Baca juga: Menkumham Sebut Pemberian Remisi untuk Koruptor Sesuai Aturan
Saut Situmorang menuturkan, Indonesia tidak pernah menunjukkan upaya yang berkelanjutan dalam memberantas korupsi. Pemberian pembebasan bersyarat terhadap napi korupsi sama persis dengan UU No 3/1971 tentang Pemberantasan Tindak Pidana Korupsi.
Ia menegaskan, pemberantasan korupsi tidak boleh setengah-setengah. Sebab, dengan adanya perilaku korupsi, program yang dilaksanakan pemerintah tidak akan sepenuhnya mencapai sasaran.

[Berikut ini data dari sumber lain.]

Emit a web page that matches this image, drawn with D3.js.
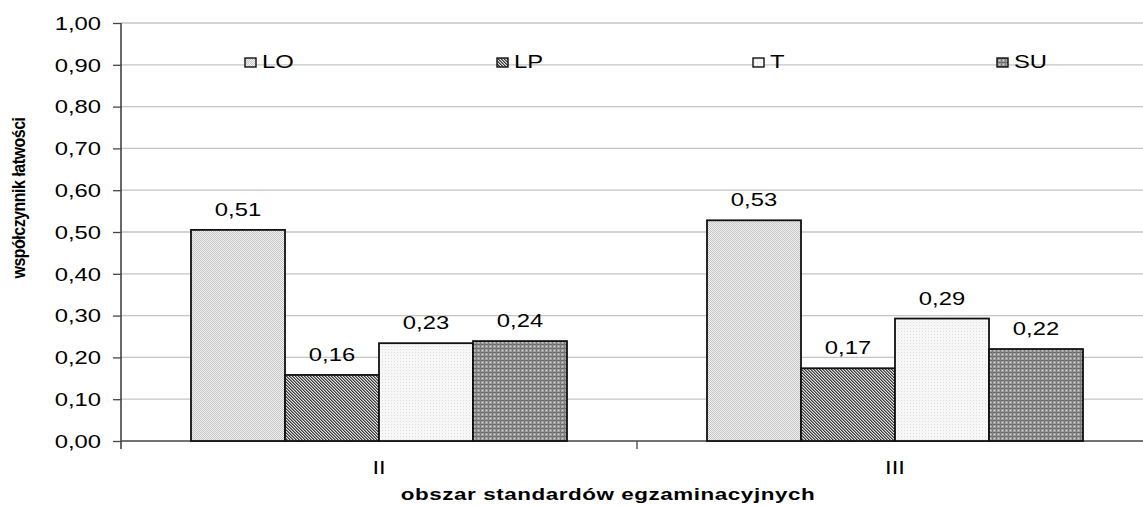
<!DOCTYPE html>
<html><head><meta charset="utf-8">
<script src="https://cdn.jsdelivr.net/npm/d3@7"></script>
<style>body{margin:0;background:#fff}svg{display:block;font-family:"Liberation Sans",Arial,sans-serif}</style>
</head><body><svg id="c" width="1143" height="506"></svg>
<script>
const categories = ["II", "III"];
const seriesNames = ["LO", "LP", "T", "SU"];
const LO = [0.505, 0.528];
const LP = [0.158, 0.174];
const T  = [0.234, 0.293];
const SU = [0.239, 0.220];
const labels = {LO:["0,51","0,53"], LP:["0,16","0,17"], T:["0,23","0,29"], SU:["0,24","0,22"]};
const yTicks = [0,0.1,0.2,0.3,0.4,0.5,0.6,0.7,0.8,0.9,1.0];
const series = {LO, LP, T, SU};

const SX = 1.36;   // horizontal stretch of text glyphs
const FS = 17.5;

const svg = d3.select("#c");
const defs = svg.append("defs");
// LO: fine light checker
let p = defs.append("pattern").attr("id","pLO").attr("width",2).attr("height",2).attr("patternUnits","userSpaceOnUse");
p.append("rect").attr("width",2).attr("height",2).attr("fill","#f2f2f2");
p.append("rect").attr("width",1).attr("height",1).attr("fill","#c4c4c4");
p.append("rect").attr("x",1).attr("y",1).attr("width",1).attr("height",1).attr("fill","#c4c4c4");
// LP: diagonal hatch (\)
p = defs.append("pattern").attr("id","pLP").attr("width",3).attr("height",3).attr("patternUnits","userSpaceOnUse");
p.append("rect").attr("width",3).attr("height",3).attr("fill","#e4e4e4");
p.append("rect").attr("x",0).attr("y",0).attr("width",1).attr("height",1).attr("fill","#3a3a3a");
p.append("rect").attr("x",1).attr("y",1).attr("width",1).attr("height",1).attr("fill","#3a3a3a");
p.append("rect").attr("x",2).attr("y",2).attr("width",1).attr("height",1).attr("fill","#3a3a3a");
p.append("rect").attr("x",1).attr("y",0).attr("width",1).attr("height",1).attr("fill","#888");
p.append("rect").attr("x",2).attr("y",1).attr("width",1).attr("height",1).attr("fill","#888");
p.append("rect").attr("x",0).attr("y",2).attr("width",1).attr("height",1).attr("fill","#888");
// T: very light dots
p = defs.append("pattern").attr("id","pT").attr("width",3).attr("height",3).attr("patternUnits","userSpaceOnUse");
p.append("rect").attr("width",3).attr("height",3).attr("fill","#f7f7f7");
p.append("rect").attr("x",1).attr("y",1).attr("width",1).attr("height",1).attr("fill","#dddddd");
// SU: grid
p = defs.append("pattern").attr("id","pSU").attr("width",4).attr("height",4).attr("patternUnits","userSpaceOnUse");
p.append("rect").attr("width",4).attr("height",4).attr("fill","#a0a0a0");
p.append("rect").attr("x",0).attr("y",0).attr("width",4).attr("height",1).attr("fill","#6a6a6a");
p.append("rect").attr("x",0).attr("y",0).attr("width",1).attr("height",4).attr("fill","#7a7a7a");
p.append("rect").attr("x",2).attr("y",2).attr("width",1).attr("height",1).attr("fill","#d4d4d4");
const fills = {LO:"url(#pLO)", LP:"url(#pLP)", T:"url(#pT)", SU:"url(#pSU)"};

const x0 = 121, x1 = 1153, yTop = 23, yBot = 441;
const x = d3.scaleBand().domain(categories).range([x0, x1]).paddingInner(0).paddingOuter(0);
const y = d3.scaleLinear().domain([0,1]).range([yBot, yTop]);
const inner = d3.scaleBand().domain(seriesNames).range([0, 376]);
const groupOffset = (x.bandwidth() - 376)/2;

// gridlines
svg.append("g").selectAll("line").data(yTicks.filter(d=>d>0)).join("line")
  .attr("x1", x0).attr("x2", 1143).attr("y1", d=>y(d)).attr("y2", d=>y(d))
  .attr("stroke","#c4c4c4").attr("stroke-width",1.3);

// y axis
const yAxis = d3.axisLeft(y).tickValues(yTicks).tickSize(8)
  .tickFormat(d => d3.format(".2f")(d).replace(".", ","));
const gy = svg.append("g").attr("transform",`translate(${x0},0)`).call(yAxis);
gy.select(".domain").attr("stroke","#444").attr("stroke-width",1.6).attr("d",`M0,${yBot+8}V${yTop}`);
gy.selectAll(".tick line").attr("stroke","#444").attr("stroke-width",1.3);
gy.selectAll(".tick text").attr("font-size",FS).attr("fill","#000")
  .attr("font-family","Liberation Sans, Arial, sans-serif")
  .attr("x", -20/SX).attr("dy","0.36em").attr("transform",`scale(${SX},1)`);

// x axis
const xAxis = d3.axisBottom(x).tickSize(0).tickPadding(0);
const gx = svg.append("g").attr("transform",`translate(0,${yBot})`).call(xAxis);
gx.select(".domain").attr("stroke","#444").attr("stroke-width",1.6).attr("d",`M${x0},0H1143`);
gx.selectAll(".tick text").attr("font-size",FS).attr("fill","#000")
  .attr("font-family","Liberation Sans, Arial, sans-serif")
  .attr("y",33).attr("dy",0).attr("transform",`scale(${SX},1)`);
// category separators
svg.append("g").selectAll("line").data(categories.slice(1)).join("line")
  .attr("x1", d=>x(d)).attr("x2", d=>x(d)).attr("y1", yBot).attr("y2", yBot+8)
  .attr("stroke","#444").attr("stroke-width",1.3);

// bars
const bars = [];
categories.forEach((c,i)=>seriesNames.forEach(s=>bars.push({c, s, v: series[s][i], lab: labels[s][i]})));
svg.append("g").selectAll("rect").data(bars).join("rect")
  .attr("x", d=>x(d.c)+groupOffset+inner(d.s))
  .attr("y", d=>y(d.v))
  .attr("width", inner.bandwidth())
  .attr("height", d=>yBot - y(d.v))
  .attr("fill", d=>fills[d.s]).attr("stroke","#111").attr("stroke-width",1.8);
svg.append("g").selectAll("text").data(bars).join("text")
  .attr("transform", d=>`translate(${x(d.c)+groupOffset+inner(d.s)+inner.bandwidth()/2},${y(d.v)-14}) scale(${SX},1)`)
  .attr("text-anchor","middle").attr("font-size",FS).attr("fill","#000")
  .text(d=>d.lab);

// legend
const legX = {LO:245, LP:497, T:753, SU:997};
const lg = svg.append("g").selectAll("g").data(seriesNames).join("g")
  .attr("transform", d=>`translate(${legX[d]},58)`);
lg.append("rect").attr("width",11).attr("height",9).attr("fill",d=>fills[d]).attr("stroke","#111").attr("stroke-width",1.4);
lg.append("text").attr("transform",`translate(17,9.5) scale(${SX},1)`).attr("font-size",FS).attr("fill","#000").text(d=>d);

// titles
svg.append("text").attr("transform",`translate(25,198) scale(1.15,1) rotate(-90)`).attr("text-anchor","middle")
  .attr("font-size",16).attr("font-weight","bold").attr("letter-spacing","-0.5").text("współczynnik łatwości");
svg.append("text").attr("transform",`translate(608,500) scale(${SX},1)`).attr("text-anchor","middle")
  .attr("font-size",16.5).attr("font-weight","bold").attr("letter-spacing","0.4").text("obszar standardów egzaminacyjnych");
</script></body></html>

Menurut Saut, Indonesia memiliki lembaga yang lengkap untuk melihat seseorang memperoleh uang dengan benar atau tidak. ”Semua perangkat itu ada sebenarnya, tetapi persoalannya perangkat-perangkat ini bekerja atau tidak,” ujar Saut.
Saut Situmorang menuturkan, Indonesia tidak pernah menunjukkan upaya yang berkelanjutan dalam memberantas korupsi.
Menurut Irfan Pulungan, tindak pidana korupsi masuk wilayah kejahatan luar biasa. Karena itu, penghukuman terhadap pelaku korupsi harus diberikan seberat-beratnya.
Ia menegaskan, dibutuhkan komitmen yang kuat dari semua pihak untuk memberantas dan mencegah korupsi. Sebab, penyelenggaraan negara ada di eksekutif, legislatif, dan yudikatif.
”Tidak mungkin harapan kita untuk bisa memberantas korupsi ini kalau kita berjalannya parsial-parsial. Koordinasi, kolaboratif itu sangat penting bagi kita semua,” ujar Irfan.